Plans for Israeli Jordan Valley annexation moving forward

Israeli law prohibits an interim government, such as the one headed by Prime Minister Benjamin Netanyahu, from applying Israeli sovereignty to the Jordan Valley or any part of the West Bank.

IDF SOLDIERS KEEP guard in the Jordan Valley earlier this year. (photo credit: AMMAR AWAD / REUTERS)
IDF SOLDIERS KEEP guard in the Jordan Valley earlier this year.
(photo credit: AMMAR AWAD / REUTERS)
A committee to prepare for the Israeli application of sovereignty to the Jordan Valley and the Megilot Region of the Dead Sea is scheduled to meet on Sunday, officials confirmed to The Jerusalem Post.
The inter-departmental committee headed by Prime Minister’s Office Director-General Ronen Peretz will include representation from the Foreign Ministry, the National Security Council, the Civil Administration and the IDF.
Israeli law prohibits an interim government, such as the one headed by Prime Minister Benjamin Netanyahu, from applying Israeli sovereignty to the Jordan Valley or any part of the West Bank.
Already during the last election cycle, Netanyahu promised to apply sovereignty to the Jordan Valley immediately upon formation of a new government. In the last few weeks, as he successfully battled his Likud rival Gideon Sa’ar for continued leadership of the party, Netanyahu pledged numerous times to annex all of the West Bank settlements. He added that he would do so with the support of US President Donald Trump’s administration.
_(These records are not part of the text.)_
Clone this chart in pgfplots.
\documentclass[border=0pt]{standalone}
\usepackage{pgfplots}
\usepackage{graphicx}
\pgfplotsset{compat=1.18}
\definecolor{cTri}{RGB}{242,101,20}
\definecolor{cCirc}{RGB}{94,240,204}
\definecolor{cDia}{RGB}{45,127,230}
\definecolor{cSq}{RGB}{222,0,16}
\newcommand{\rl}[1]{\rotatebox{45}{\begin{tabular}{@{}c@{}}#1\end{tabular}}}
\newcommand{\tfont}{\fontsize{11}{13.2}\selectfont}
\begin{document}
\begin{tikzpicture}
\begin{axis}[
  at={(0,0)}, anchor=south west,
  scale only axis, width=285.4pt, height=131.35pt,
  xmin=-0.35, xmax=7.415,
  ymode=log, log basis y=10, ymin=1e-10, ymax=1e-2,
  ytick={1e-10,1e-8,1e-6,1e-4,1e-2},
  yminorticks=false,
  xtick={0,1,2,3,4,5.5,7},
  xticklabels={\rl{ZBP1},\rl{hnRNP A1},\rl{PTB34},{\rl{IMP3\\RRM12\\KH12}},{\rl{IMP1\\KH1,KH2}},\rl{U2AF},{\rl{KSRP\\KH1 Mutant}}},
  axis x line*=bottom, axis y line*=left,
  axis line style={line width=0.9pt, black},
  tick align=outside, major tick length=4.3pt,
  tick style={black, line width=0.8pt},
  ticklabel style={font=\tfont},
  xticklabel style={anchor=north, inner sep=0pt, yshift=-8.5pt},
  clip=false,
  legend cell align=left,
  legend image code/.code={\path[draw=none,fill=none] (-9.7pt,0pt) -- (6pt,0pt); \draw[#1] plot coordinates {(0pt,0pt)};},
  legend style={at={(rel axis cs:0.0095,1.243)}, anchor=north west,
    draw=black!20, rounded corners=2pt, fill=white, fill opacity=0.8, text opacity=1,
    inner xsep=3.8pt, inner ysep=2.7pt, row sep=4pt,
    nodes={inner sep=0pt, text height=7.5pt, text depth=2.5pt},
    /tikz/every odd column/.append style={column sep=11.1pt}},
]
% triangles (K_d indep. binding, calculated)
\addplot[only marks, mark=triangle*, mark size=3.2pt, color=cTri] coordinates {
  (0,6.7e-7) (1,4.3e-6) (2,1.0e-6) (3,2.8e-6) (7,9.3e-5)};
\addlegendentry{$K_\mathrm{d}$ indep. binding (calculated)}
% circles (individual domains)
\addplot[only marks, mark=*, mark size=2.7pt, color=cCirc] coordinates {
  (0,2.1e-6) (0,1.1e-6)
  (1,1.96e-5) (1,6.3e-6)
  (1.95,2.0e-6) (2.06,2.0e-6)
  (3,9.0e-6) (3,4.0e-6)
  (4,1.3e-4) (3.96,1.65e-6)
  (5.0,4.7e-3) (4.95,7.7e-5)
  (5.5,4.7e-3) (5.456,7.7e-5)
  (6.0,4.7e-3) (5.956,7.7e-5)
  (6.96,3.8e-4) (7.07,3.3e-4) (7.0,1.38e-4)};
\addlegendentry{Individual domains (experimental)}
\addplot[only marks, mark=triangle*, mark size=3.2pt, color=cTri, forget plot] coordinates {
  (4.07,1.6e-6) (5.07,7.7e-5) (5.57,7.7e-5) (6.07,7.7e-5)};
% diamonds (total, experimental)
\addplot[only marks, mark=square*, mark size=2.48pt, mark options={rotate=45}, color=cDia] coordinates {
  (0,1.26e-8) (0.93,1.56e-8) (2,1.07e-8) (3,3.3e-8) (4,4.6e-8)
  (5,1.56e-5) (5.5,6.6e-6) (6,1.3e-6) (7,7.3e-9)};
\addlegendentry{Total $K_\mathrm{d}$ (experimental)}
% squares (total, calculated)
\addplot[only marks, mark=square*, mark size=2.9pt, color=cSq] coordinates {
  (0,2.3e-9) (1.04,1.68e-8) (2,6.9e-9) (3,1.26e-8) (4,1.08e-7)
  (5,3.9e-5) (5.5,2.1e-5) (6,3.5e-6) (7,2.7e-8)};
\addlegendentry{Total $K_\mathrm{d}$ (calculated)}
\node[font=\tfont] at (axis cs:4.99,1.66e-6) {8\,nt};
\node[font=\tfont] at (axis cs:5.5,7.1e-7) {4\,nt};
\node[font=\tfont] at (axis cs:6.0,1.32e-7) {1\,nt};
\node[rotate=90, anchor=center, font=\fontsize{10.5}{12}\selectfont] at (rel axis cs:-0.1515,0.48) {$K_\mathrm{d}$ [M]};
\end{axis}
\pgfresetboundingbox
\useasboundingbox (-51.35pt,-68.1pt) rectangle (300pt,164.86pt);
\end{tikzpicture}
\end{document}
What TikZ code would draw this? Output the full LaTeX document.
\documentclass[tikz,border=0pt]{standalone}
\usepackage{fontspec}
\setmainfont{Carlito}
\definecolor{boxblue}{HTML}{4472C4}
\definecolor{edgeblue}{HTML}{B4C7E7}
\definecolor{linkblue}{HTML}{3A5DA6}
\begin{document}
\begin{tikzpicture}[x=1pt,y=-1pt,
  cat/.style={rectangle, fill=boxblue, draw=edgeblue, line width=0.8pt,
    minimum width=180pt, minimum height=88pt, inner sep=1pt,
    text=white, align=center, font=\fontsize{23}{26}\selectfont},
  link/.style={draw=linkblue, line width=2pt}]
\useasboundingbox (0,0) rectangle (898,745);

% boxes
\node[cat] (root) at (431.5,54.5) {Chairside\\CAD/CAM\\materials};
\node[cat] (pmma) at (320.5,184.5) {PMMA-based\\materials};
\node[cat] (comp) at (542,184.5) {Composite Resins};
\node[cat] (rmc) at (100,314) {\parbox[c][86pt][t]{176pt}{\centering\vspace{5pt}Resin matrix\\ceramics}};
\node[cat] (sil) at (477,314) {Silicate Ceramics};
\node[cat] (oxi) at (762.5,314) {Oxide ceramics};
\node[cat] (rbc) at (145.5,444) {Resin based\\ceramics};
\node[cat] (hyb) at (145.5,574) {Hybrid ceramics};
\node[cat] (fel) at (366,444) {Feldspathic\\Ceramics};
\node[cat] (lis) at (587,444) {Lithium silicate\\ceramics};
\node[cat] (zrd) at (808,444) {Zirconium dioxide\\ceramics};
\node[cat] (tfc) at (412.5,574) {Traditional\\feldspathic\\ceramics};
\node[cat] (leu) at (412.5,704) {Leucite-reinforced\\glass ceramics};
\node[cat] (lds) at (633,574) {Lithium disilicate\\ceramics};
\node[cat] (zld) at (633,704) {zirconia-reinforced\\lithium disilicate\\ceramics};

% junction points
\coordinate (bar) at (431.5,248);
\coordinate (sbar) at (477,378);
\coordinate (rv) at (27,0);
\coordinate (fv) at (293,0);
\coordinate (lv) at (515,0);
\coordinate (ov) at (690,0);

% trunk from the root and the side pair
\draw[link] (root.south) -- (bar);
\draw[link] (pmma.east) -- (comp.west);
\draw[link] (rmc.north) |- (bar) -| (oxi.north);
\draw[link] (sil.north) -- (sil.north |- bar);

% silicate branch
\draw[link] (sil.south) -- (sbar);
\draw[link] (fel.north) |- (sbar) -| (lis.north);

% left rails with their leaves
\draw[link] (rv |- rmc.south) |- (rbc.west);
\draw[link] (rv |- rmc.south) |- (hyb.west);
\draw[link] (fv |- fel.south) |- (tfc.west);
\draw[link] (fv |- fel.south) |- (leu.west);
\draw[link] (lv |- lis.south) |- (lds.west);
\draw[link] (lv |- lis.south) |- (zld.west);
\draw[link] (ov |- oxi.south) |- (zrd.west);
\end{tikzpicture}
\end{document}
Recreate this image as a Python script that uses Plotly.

It was a statement he continued to issue even after the International Criminal Court’s chief prosecutor Fatou Bensouda issued a statement earlier this month that she believed Israeli settlement activity constituted a war crime.
Bensouda said she intends to open an investigation into the matter. In advance of such a probe, she asked the ICC’s pre-trial chamber to issue a ruling on the court’s jurisdiction in the matter.